Please copy out exactly, and only, the lines between the line with "Emit a component" and the line with "import * as echarts from 'echarts';", both included. Pictures are to be omitted.
☆ ☆ ☆ ☆ ☆
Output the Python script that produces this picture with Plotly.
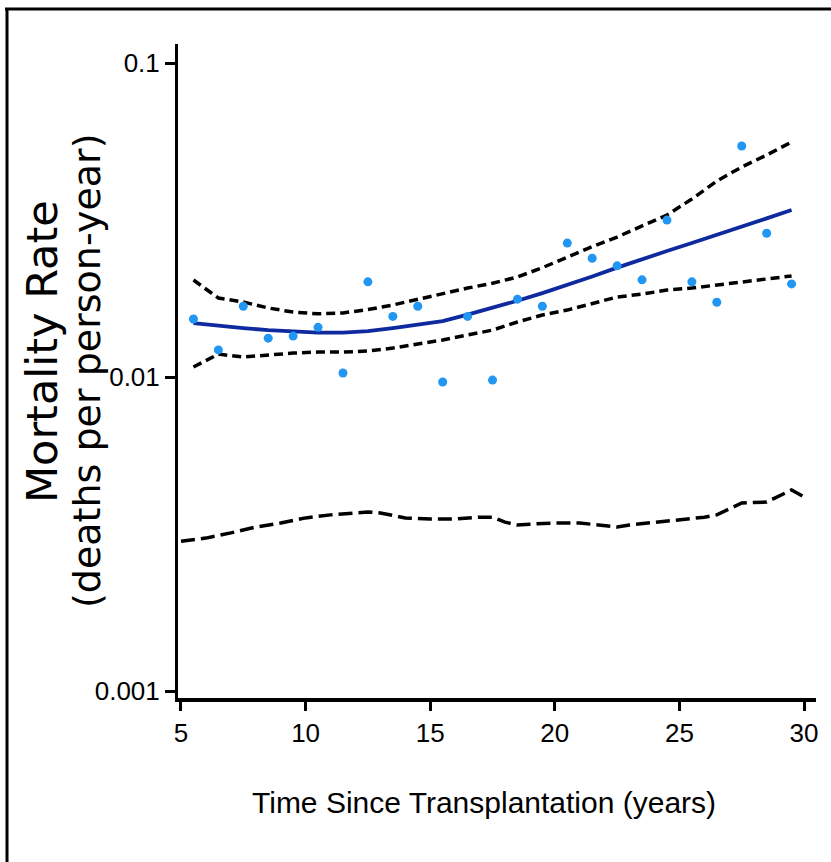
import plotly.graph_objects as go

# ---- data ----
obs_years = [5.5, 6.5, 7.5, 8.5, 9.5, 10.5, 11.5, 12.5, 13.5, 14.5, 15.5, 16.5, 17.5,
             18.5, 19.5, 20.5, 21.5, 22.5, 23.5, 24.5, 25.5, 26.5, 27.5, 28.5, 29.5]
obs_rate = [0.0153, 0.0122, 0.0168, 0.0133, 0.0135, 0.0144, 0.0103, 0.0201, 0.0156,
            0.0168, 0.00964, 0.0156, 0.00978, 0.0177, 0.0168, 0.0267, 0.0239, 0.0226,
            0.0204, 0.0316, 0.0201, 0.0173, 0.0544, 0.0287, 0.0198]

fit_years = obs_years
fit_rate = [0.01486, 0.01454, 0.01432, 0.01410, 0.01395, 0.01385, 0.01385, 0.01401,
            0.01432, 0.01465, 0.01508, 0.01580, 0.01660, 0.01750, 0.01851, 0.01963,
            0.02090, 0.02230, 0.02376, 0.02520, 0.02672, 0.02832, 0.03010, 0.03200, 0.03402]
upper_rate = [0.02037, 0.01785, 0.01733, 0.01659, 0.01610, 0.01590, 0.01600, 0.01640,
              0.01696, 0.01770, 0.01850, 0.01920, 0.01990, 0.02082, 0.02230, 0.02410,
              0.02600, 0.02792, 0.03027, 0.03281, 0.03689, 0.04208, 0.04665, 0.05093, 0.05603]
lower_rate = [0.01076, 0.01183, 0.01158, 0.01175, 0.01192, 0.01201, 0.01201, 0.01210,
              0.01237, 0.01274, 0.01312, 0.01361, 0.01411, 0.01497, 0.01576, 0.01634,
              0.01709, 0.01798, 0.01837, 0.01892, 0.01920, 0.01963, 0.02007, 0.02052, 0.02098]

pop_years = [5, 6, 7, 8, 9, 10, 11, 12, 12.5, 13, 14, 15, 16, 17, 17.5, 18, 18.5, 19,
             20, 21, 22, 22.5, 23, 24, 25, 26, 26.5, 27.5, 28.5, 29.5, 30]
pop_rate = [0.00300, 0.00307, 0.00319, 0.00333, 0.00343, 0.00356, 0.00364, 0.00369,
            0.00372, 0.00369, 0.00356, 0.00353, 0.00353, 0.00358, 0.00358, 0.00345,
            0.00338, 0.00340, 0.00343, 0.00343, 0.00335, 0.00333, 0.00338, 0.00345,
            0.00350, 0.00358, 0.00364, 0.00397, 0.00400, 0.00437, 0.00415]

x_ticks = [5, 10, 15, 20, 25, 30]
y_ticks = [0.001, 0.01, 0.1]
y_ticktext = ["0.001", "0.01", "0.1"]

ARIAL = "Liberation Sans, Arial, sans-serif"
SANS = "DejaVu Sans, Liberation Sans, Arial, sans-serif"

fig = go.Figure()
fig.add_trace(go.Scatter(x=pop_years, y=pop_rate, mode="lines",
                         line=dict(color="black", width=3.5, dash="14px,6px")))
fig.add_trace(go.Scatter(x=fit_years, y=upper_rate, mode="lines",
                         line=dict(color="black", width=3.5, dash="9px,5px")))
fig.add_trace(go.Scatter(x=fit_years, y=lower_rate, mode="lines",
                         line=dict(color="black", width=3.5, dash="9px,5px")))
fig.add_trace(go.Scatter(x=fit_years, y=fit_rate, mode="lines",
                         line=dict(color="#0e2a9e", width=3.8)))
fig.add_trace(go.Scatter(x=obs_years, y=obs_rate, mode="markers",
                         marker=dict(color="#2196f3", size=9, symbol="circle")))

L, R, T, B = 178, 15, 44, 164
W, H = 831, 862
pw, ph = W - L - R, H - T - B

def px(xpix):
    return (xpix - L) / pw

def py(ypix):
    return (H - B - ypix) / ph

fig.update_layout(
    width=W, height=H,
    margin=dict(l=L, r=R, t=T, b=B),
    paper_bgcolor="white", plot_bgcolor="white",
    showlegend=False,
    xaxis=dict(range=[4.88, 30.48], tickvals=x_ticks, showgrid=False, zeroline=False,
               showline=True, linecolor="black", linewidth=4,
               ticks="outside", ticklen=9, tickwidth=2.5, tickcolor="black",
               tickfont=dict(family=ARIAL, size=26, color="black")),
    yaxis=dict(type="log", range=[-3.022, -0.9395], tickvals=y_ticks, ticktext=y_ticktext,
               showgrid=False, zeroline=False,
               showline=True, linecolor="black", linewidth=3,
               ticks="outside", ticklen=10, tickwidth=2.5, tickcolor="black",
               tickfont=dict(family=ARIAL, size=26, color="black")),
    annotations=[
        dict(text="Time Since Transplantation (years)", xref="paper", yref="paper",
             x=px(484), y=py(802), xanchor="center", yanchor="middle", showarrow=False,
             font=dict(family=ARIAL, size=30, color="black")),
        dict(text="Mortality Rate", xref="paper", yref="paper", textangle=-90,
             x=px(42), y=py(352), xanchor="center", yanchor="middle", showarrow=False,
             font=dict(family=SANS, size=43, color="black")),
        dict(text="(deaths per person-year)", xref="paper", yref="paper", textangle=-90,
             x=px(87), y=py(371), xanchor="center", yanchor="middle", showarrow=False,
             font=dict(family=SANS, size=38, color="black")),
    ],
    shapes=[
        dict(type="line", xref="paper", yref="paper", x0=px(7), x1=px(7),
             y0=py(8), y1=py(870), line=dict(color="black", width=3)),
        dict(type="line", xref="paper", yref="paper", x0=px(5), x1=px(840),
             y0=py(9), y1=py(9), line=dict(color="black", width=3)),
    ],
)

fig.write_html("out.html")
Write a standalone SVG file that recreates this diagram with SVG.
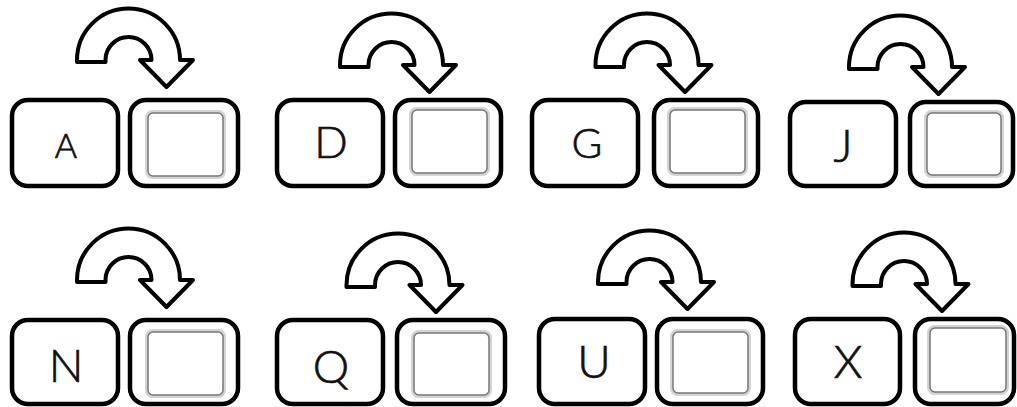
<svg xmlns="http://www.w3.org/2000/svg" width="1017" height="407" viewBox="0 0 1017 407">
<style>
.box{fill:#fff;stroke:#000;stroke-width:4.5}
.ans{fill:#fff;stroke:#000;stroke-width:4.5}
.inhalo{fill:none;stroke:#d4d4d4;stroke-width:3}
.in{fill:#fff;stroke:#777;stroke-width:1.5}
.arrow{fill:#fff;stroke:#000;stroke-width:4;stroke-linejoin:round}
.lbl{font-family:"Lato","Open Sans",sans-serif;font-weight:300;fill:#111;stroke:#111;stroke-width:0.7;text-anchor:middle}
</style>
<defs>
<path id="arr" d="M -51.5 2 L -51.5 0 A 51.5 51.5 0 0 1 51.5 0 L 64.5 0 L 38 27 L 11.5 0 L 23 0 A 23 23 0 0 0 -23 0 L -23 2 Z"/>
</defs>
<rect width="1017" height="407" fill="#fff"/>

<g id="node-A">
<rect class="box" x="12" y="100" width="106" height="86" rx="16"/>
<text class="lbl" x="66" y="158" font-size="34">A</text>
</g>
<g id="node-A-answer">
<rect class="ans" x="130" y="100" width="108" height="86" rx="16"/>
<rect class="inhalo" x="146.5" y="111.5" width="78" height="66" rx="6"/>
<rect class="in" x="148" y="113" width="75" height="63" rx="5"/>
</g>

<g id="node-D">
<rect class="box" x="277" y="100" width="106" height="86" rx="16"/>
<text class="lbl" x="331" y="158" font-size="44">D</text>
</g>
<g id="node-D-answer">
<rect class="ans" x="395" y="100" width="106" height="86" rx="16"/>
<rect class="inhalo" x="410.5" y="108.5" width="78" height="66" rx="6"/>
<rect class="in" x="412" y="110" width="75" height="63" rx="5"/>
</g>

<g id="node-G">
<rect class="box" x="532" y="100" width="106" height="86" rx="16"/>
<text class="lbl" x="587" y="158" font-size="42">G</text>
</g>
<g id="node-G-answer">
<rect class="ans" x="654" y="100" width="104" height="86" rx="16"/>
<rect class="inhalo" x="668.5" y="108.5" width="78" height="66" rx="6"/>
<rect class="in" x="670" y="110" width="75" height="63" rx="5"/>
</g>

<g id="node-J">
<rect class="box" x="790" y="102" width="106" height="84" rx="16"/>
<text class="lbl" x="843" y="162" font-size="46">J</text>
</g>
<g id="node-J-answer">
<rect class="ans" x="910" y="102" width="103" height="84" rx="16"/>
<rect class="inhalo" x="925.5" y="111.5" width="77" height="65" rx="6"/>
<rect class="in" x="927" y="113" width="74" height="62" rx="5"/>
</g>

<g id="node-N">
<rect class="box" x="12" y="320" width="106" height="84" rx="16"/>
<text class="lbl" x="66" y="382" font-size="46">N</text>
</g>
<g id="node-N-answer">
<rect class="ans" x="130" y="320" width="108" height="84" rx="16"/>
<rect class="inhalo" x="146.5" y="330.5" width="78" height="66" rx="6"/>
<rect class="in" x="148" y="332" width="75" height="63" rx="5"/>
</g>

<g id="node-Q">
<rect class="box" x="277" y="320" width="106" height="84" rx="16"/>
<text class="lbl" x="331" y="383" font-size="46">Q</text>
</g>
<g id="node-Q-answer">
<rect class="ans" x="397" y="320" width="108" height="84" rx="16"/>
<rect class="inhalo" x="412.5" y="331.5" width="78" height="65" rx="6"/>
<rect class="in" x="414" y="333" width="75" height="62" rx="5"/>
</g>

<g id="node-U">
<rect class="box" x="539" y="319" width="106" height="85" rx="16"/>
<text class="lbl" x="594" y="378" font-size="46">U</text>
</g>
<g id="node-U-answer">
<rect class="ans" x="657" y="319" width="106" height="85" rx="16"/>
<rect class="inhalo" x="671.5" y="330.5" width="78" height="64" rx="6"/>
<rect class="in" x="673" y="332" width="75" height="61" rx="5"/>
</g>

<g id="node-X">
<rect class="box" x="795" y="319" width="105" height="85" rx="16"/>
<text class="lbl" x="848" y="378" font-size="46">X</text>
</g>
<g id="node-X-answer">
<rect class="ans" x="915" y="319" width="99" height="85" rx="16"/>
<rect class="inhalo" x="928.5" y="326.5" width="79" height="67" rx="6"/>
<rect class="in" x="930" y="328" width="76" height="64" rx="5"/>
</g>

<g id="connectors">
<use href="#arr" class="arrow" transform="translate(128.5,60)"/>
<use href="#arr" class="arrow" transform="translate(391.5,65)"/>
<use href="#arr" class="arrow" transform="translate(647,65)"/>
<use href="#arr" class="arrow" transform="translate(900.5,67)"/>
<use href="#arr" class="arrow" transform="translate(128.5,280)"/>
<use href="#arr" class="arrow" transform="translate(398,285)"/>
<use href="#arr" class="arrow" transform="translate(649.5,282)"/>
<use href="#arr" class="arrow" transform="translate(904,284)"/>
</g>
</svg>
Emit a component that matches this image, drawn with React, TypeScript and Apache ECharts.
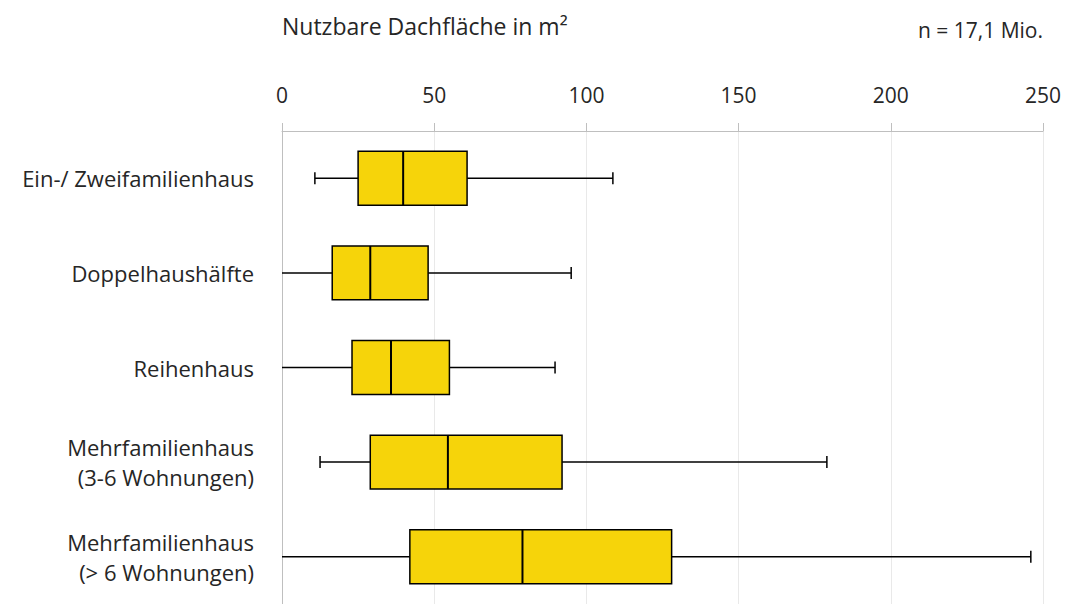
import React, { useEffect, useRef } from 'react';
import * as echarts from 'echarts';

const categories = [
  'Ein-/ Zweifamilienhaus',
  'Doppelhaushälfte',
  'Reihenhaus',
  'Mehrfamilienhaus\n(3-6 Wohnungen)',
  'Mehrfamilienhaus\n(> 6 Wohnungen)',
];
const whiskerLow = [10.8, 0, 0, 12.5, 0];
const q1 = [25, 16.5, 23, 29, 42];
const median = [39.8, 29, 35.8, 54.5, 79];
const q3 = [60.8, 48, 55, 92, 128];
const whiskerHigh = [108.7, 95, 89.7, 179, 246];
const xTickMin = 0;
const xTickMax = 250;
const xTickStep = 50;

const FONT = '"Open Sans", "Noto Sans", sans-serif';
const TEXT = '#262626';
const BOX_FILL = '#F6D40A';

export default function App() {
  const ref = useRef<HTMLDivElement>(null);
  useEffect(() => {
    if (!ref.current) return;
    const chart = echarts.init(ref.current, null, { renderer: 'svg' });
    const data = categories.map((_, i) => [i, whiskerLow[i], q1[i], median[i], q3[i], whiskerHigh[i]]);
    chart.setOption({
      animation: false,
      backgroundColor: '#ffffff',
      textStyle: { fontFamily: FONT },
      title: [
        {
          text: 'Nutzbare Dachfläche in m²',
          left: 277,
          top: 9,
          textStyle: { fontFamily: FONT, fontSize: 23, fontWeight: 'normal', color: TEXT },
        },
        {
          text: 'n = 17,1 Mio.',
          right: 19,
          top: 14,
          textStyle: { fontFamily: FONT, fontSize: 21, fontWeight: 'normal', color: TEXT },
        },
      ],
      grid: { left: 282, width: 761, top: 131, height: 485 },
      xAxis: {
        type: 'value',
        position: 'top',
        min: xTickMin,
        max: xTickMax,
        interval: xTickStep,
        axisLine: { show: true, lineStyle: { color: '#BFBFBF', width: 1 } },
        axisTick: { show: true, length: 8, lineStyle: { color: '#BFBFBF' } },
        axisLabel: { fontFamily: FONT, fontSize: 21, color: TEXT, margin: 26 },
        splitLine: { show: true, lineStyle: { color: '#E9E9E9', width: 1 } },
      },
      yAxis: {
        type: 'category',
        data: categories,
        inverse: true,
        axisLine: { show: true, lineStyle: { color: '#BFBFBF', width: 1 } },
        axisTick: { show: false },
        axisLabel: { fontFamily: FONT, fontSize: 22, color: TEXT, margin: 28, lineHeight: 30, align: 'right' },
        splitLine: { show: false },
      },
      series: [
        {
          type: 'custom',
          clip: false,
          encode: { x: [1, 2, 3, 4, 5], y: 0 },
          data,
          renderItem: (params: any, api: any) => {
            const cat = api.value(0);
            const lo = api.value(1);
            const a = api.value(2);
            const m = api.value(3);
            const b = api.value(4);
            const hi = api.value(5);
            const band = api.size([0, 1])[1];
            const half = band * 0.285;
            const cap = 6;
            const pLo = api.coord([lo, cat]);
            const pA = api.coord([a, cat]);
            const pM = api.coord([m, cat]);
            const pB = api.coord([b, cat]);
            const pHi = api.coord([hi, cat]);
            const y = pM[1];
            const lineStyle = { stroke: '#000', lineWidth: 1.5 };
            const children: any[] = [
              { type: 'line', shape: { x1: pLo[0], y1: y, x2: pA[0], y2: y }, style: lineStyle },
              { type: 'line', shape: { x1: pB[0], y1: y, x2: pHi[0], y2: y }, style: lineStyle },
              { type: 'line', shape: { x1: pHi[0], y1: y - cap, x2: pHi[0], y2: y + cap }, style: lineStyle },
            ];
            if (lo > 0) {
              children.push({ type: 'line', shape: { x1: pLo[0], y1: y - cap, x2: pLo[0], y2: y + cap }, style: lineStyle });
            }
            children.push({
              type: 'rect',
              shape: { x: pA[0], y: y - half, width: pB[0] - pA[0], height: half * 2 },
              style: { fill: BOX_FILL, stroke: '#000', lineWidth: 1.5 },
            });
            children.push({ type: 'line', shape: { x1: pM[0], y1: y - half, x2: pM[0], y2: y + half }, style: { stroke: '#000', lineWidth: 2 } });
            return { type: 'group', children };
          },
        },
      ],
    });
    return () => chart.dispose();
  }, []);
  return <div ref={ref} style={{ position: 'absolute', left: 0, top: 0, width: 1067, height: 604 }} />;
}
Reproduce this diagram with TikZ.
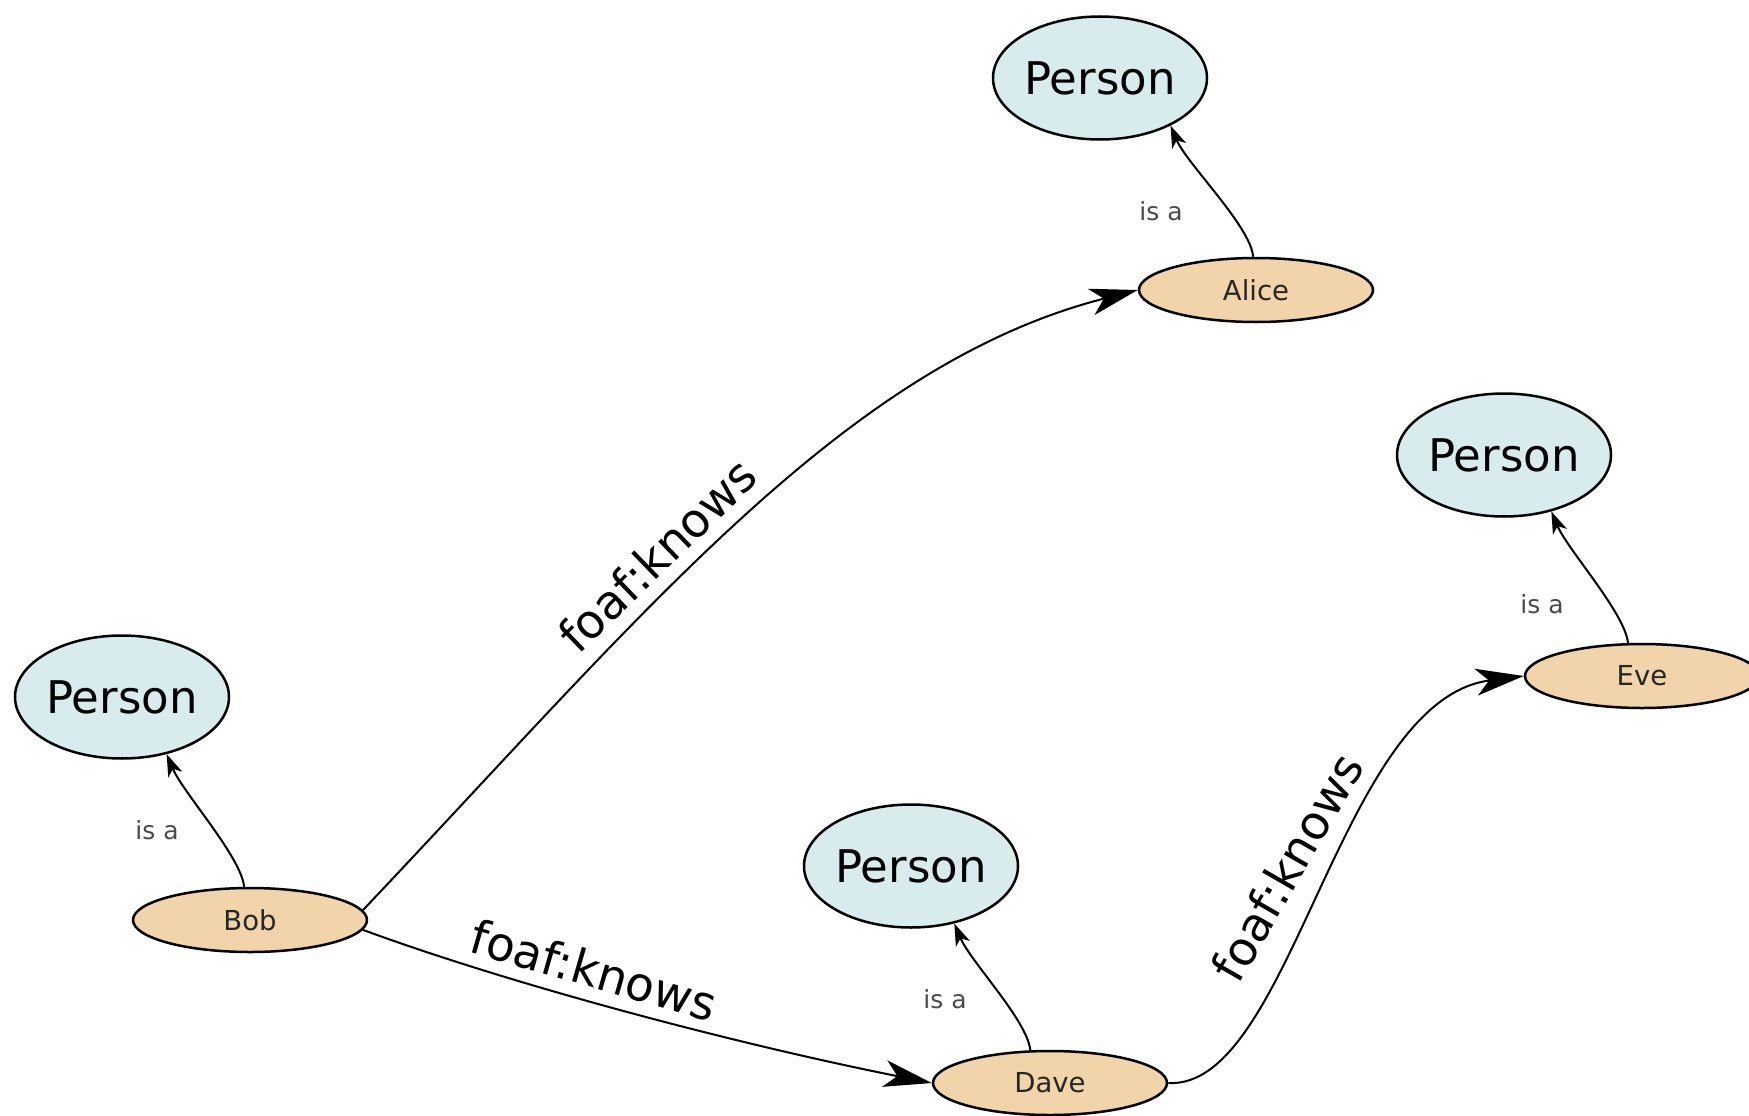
☆ ☆ ☆ ☆ ☆
- _Response for this exercise_:
Emit a component that matches this image, drawn with React, TypeScript and Apache ECharts.
import React, { useEffect, useRef } from 'react';
import * as echarts from 'echarts';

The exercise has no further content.